Keep cues short and rhythmic. Alternate between direct cues ("lift the sternum") and descriptive cues ("imagine the collarbones widening like curtains"). Silence is also a cue—give students space to feel.
Demonstrations
Demonstrate when:
- Introducing a brand-new pose or transition.
- Offering a complex prop setup.
- Clarifying a visual concept (e.g., spiral of the thigh bone).
Step out of the demo as soon as students understand so you can observe again. If demonstrating during a balance pose, keep one hand on the wall to stay grounded while watching the class.
Hands-On Assists
- Ask for consent every time, whether verbally or using consent cards.
- Assist from a stable stance with a neutral spine.
- Aim for directional assists (guiding a line of energy) more than deepening assists.
- Mirror your cue: "I'm going to lengthen your sacrum toward your heels; keep reaching the crown forward."
Observation and Adaptation
Triangulate Attention
Divide your attention between:
- Room scan: Are lines clean? Are students spaced safely?
- Individuals: Who needs props, breath reminders, or encouragement?
- Self: Are you rushing, under-cueing, or forgetting the breath?
Managing Mixed Levels
Layer options instead of splitting the class:
- Start with a baseline pose (e.g., Crescent Lunge).
- Offer progression (e.g., add a twist, hover the back knee).
- Offer regression (e.g., lower the back knee, use blocks).
Encourage students to choose the version that supports their breath quality. Celebrate wise choices out loud.
Responding to Energy
If the class energy is flat, shorten holds and inject rhythmic transitions. If it's frantic, lengthen exhales, slow the vinyasa tempo, and add pause cues such as "take two quiet breaths with hands on heart."
Sequencing Checkpoints
Teaching foundations align with the five-stage structure from Class Structure:
- Opening: Establish physical comfort and mental focus. Use accessible shapes (constructive rest, seated breath work) and simple cueing.
- Warmup: Mobilize major joints and awaken breath-to-movement pairing.
- Build: Introduce progressively challenging poses with clear reasons. Offer prep drills before peak actions.
- Peak: Highlight the core learning objective. This could be a posture, pranayama technique, or teaching theme.

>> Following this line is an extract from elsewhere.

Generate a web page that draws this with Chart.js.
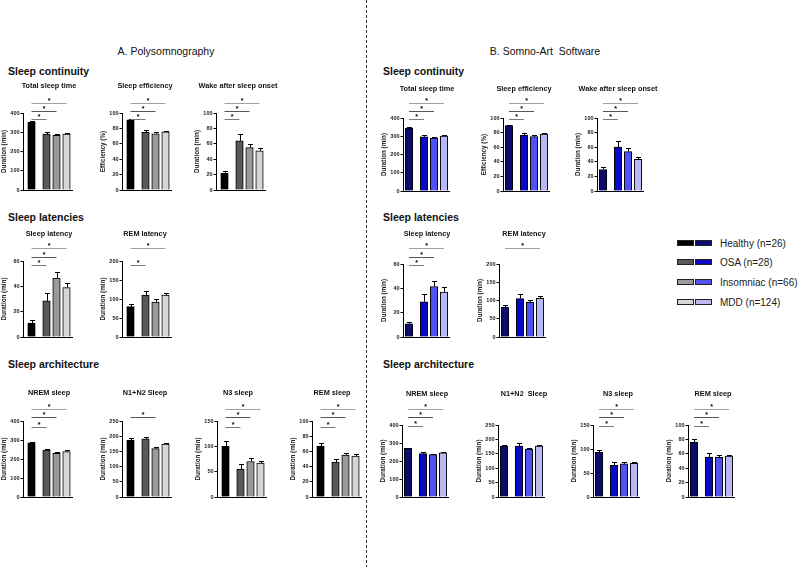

- Integration: Down-regulate gradually. Include counterposes, supported shapes, and at least five minutes of savasana.
Use this checklist when teaching live:
- Have I offered at least one cue for breath, one for alignment, and one for awareness in every major section?
- Are both sides balanced within two poses of each other?
- Have I named the intention at least twice (beginning and before integration)?
Reflection and Development
Post-Class Debrief
Immediately after class, jot down:
- What resonated? (student smiles, steady breath, clear questions)
- What felt sticky? (crowded transitions, confusing cues)
- What to adjust next time? (different prop setup, new analogy)
Capture these notes in your Sutrix library or personal log so future planning becomes faster.
Continuing Education
- Peer Observations: Attend colleagues' classes and note how they manage space, voice, and pacing.
- Video or audio recordings: Review your own teaching for filler words, pacing, and tone.
- Micro-practice: Spend 5 minutes daily cueing a single pose aloud. Focus on precision and empathy.
Key Takeaways
- A clear intention simplifies every teaching decision.
- Room setup, welcome rituals, and prop readiness create the emotional tone before the first cue.
- Concise, well-structured cues plus timely demonstrations support diverse learning styles.
- Observation and adaptation keep the class responsive rather than rigid.
- Reflection after class accelerates growth and keeps your teaching aligned with sutras' call for abhyasa (consistent practice) and vairagya (discernment).
Teaching foundations are living skills. Revisit them often, refine them with each class, and let them anchor the creativity of your sequencing work.